Optimized Algorithms to Sample Determinantal Point Processes
This work addresses a bottleneck for researchers and practitioners using DPPs for diverse sampling in machine learning and statistics, though it is incremental as it optimizes an existing method.
The paper tackles the computational inefficiency in sampling from Determinantal Point Processes (DPPs), specifically reducing the cost of the orthogonalization step from O(Nμ^3) to O(Nμ^2) with a simpler algorithm and a memory-efficient variant.

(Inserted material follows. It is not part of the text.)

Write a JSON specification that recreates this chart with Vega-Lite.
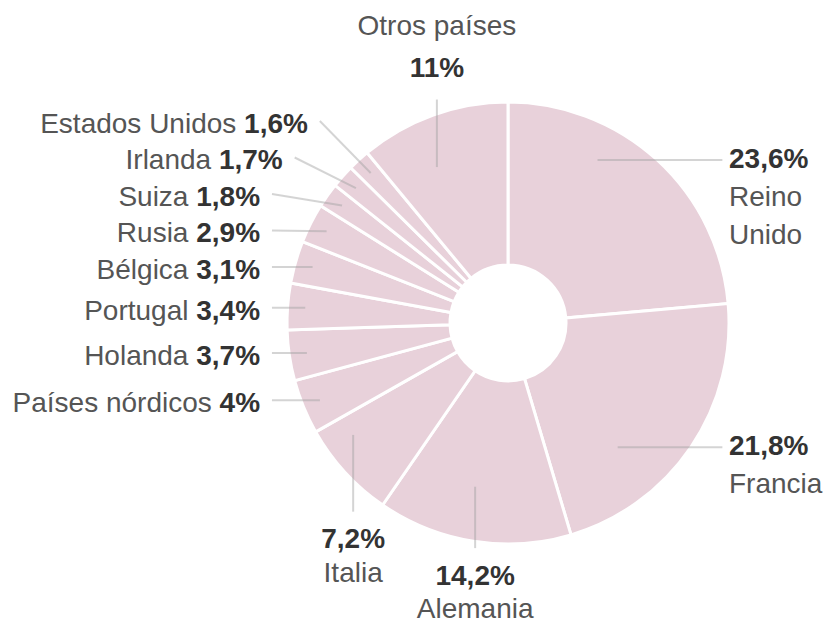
{
  "$schema": "https://vega.github.io/schema/vega-lite/v6.json",
  "width": 442,
  "height": 442,
  "autosize": {"type": "none"},
  "padding": {"left": 287, "top": 102, "right": 100, "bottom": 84},
  "background": "white",
  "config": {"view": {"stroke": null}, "text": {"font": "Liberation Sans", "fontSize": 28}},
  "data": {"values": [
    {"orden": 1, "pais": "Reino Unido", "valor": 23.6, "pct": "23,6%"},
    {"orden": 2, "pais": "Francia", "valor": 21.8, "pct": "21,8%"},
    {"orden": 3, "pais": "Alemania", "valor": 14.2, "pct": "14,2%"},
    {"orden": 4, "pais": "Italia", "valor": 7.2, "pct": "7,2%"},
    {"orden": 5, "pais": "Países nórdicos", "valor": 4, "pct": "4%"},
    {"orden": 6, "pais": "Holanda", "valor": 3.7, "pct": "3,7%"},
    {"orden": 7, "pais": "Portugal", "valor": 3.4, "pct": "3,4%"},
    {"orden": 8, "pais": "Bélgica", "valor": 3.1, "pct": "3,1%"},
    {"orden": 9, "pais": "Rusia", "valor": 2.9, "pct": "2,9%"},
    {"orden": 10, "pais": "Suiza", "valor": 1.8, "pct": "1,8%"},
    {"orden": 11, "pais": "Irlanda", "valor": 1.7, "pct": "1,7%"},
    {"orden": 12, "pais": "Estados Unidos", "valor": 1.6, "pct": "1,6%"},
    {"orden": 13, "pais": "Otros países", "valor": 11, "pct": "11%"}
  ]},
  "transform": [
    {"window": [{"op": "sum", "field": "valor", "as": "cum"}], "sort": [{"field": "orden", "order": "ascending"}], "frame": [null, 0]},
    {"calculate": "2*PI*(datum.cum - datum.valor/2)/100", "as": "ang"},
    {"calculate": "datum.ang*180/PI", "as": "deg"},
    {"calculate": "datum.deg < 150 ? 'derecha' : (datum.deg >= 235 && datum.deg < 330) ? 'izquierda' : 'vertical'", "as": "grupo"},
    {"calculate": "0.92*sin(datum.ang)", "as": "ix"},
    {"calculate": "0.92*cos(datum.ang)", "as": "iy"},
    {"window": [{"op": "row_number", "as": "k"}], "groupby": ["grupo"], "sort": [{"field": "orden", "order": "ascending"}]},
    {"calculate": "datum.iy - 0.165*datum.k", "as": "t"},
    {"window": [{"op": "max", "field": "t", "as": "tmax"}], "groupby": ["grupo"], "sort": [{"field": "orden", "order": "ascending"}], "frame": [null, 0]},
    {"calculate": "cos(datum.ang) < 0 ? -1 : 1", "as": "sg"},
    {"calculate": "0.95*sin(datum.ang)", "as": "vx"},
    {"calculate": "datum.grupo == 'izquierda' ? 0.165*datum.k + datum.tmax : datum.grupo == 'derecha' ? cos(datum.ang) : datum.sg*(sqrt(1 - datum.vx*datum.vx) + 0.2*abs(datum.vx))", "as": "ey"},
    {"calculate": "datum.grupo == 'izquierda' ? -1.122 + 0.69*max(0, datum.ey - 0.6) : datum.grupo == 'derecha' ? 1.0 : datum.vx", "as": "tx"},
    {"calculate": "datum.grupo == 'izquierda' ? datum.ix : datum.grupo == 'derecha' ? 0.6*sin(datum.ang) : datum.vx", "as": "lx1"},
    {"calculate": "datum.grupo == 'izquierda' ? datum.iy : datum.grupo == 'derecha' ? cos(datum.ang) : 0.75*cos(datum.ang)", "as": "ly1"},
    {"calculate": "datum.grupo == 'izquierda' ? datum.tx + 0.054 : datum.grupo == 'derecha' ? 0.97 : datum.vx", "as": "lx2"},
    {"calculate": "datum.grupo == 'vertical' ? datum.ey + datum.sg*(datum.sg < 0 ? 0.13 : 0.136) : datum.ey", "as": "ty"},
    {"calculate": "indexof(datum.pct, ',') >= 0 ? 1 : 0", "as": "coma"},
    {"calculate": "(length(datum.pct) - 1 - datum.coma)*0.556 + datum.coma*0.278 + 0.889", "as": "pem"},
    {"calculate": "datum.grupo == 'izquierda' ? datum.tx - (datum.pem + 0.278)*28/221 : datum.tx", "as": "nx"},
    {"calculate": "datum.grupo == 'izquierda' ? datum.ey : datum.grupo == 'derecha' ? datum.ey - 0.172 : datum.ty + datum.sg*(datum.sg < 0 ? 0.152 : 0.19)", "as": "ny"}
  ],
  "layer": [
    {
      "mark": {"type": "arc", "outerRadius": 221, "innerRadius": 58, "stroke": "white", "strokeWidth": 3, "fill": "#e8d1da"},
      "encoding": {
        "theta": {"field": "valor", "type": "quantitative", "stack": true},
        "order": {"field": "orden", "type": "quantitative"}
      }
    },
    {
      "mark": {"type": "rule", "stroke": "#a0a0a0", "strokeOpacity": 0.45, "strokeWidth": 2},
      "encoding": {
        "x": {"field": "lx1", "type": "quantitative", "scale": {"domain": [-1, 1], "nice": false, "zero": false}, "axis": null},
        "y": {"field": "ly1", "type": "quantitative", "scale": {"domain": [-1, 1], "nice": false, "zero": false}, "axis": null},
        "x2": {"field": "lx2"},
        "y2": {"field": "ey"}
      }
    },
    {
      "transform": [{"filter": "datum.grupo == 'izquierda'"}],
      "mark": {"type": "text", "align": "right", "baseline": "middle", "dy": 4, "fontWeight": "bold", "fill": "#333333"},
      "encoding": {
        "x": {"field": "tx", "type": "quantitative", "scale": {"domain": [-1, 1], "nice": false, "zero": false}, "axis": null},
        "y": {"field": "ty", "type": "quantitative", "scale": {"domain": [-1, 1], "nice": false, "zero": false}, "axis": null},
        "text": {"field": "pct"}
      }
    },
    {
      "transform": [{"filter": "datum.grupo == 'izquierda'"}],
      "mark": {"type": "text", "align": "right", "baseline": "middle", "dy": 4, "fill": "#555555"},
      "encoding": {
        "x": {"field": "nx", "type": "quantitative", "scale": {"domain": [-1, 1], "nice": false, "zero": false}, "axis": null},
        "y": {"field": "ny", "type": "quantitative", "scale": {"domain": [-1, 1], "nice": false, "zero": false}, "axis": null},
        "text": {"field": "pais"}
      }
    },
    {
      "transform": [{"filter": "datum.grupo == 'derecha'"}],
      "mark": {"type": "text", "align": "left", "baseline": "middle", "fontWeight": "bold", "fill": "#333333"},
      "encoding": {
        "x": {"field": "tx", "type": "quantitative", "scale": {"domain": [-1, 1], "nice": false, "zero": false}, "axis": null},
        "y": {"field": "ty", "type": "quantitative", "scale": {"domain": [-1, 1], "nice": false, "zero": false}, "axis": null},
        "text": {"field": "pct"}
      }
    },
    {
      "transform": [{"filter": "datum.grupo == 'derecha'"}],
      "mark": {"type": "text", "align": "left", "baseline": "middle", "lineBreak": " ", "lineHeight": 38, "fill": "#555555"},
      "encoding": {
        "x": {"field": "nx", "type": "quantitative", "scale": {"domain": [-1, 1], "nice": false, "zero": false}, "axis": null},
        "y": {"field": "ny", "type": "quantitative", "scale": {"domain": [-1, 1], "nice": false, "zero": false}, "axis": null},
        "text": {"field": "pais"}
      }
    },
    {
      "transform": [{"filter": "datum.grupo == 'vertical'"}],
      "mark": {"type": "text", "align": "center", "baseline": "middle", "fontWeight": "bold", "fill": "#333333"},
      "encoding": {
        "x": {"field": "tx", "type": "quantitative", "scale": {"domain": [-1, 1], "nice": false, "zero": false}, "axis": null},
        "y": {"field": "ty", "type": "quantitative", "scale": {"domain": [-1, 1], "nice": false, "zero": false}, "axis": null},
        "text": {"field": "pct"}
      }
    },
    {
      "transform": [{"filter": "datum.grupo == 'vertical'"}],
      "mark": {"type": "text", "align": "center", "baseline": "middle", "fill": "#555555"},
      "encoding": {
        "x": {"field": "nx", "type": "quantitative", "scale": {"domain": [-1, 1], "nice": false, "zero": false}, "axis": null},
        "y": {"field": "ny", "type": "quantitative", "scale": {"domain": [-1, 1], "nice": false, "zero": false}, "axis": null},
        "text": {"field": "pais"}
      }
    }
  ]
}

In this technical report, we discuss several sampling algorithms for Determinantal Point Processes (DPP). DPPs have recently gained a broad interest in the machine learning and statistics literature as random point processes with negative correlation, i.e., ones that can generate a "diverse" sample from a set of items. They are parametrized by a matrix $\mathbf{L}$, called $L$-ensemble, that encodes the correlations between items. The standard sampling algorithm is separated in three phases: 1/~eigendecomposition of $\mathbf{L}$, 2/~an eigenvector sampling phase where $\mathbf{L}$'s eigenvectors are sampled independently via a Bernoulli variable parametrized by their associated eigenvalue, 3/~a Gram-Schmidt-type orthogonalisation procedure of the sampled eigenvectors. In a naive implementation, the computational cost of the third step is on average $\mathcal{O}(Nμ^3)$ where $μ$ is the average number of samples of the DPP. We give an algorithm which runs in $\mathcal{O}(Nμ^2)$ and is extremely simple to implement. If memory is a constraint, we also describe a dual variant with reduced memory costs. In addition, we discuss implementation details often missing in the literature.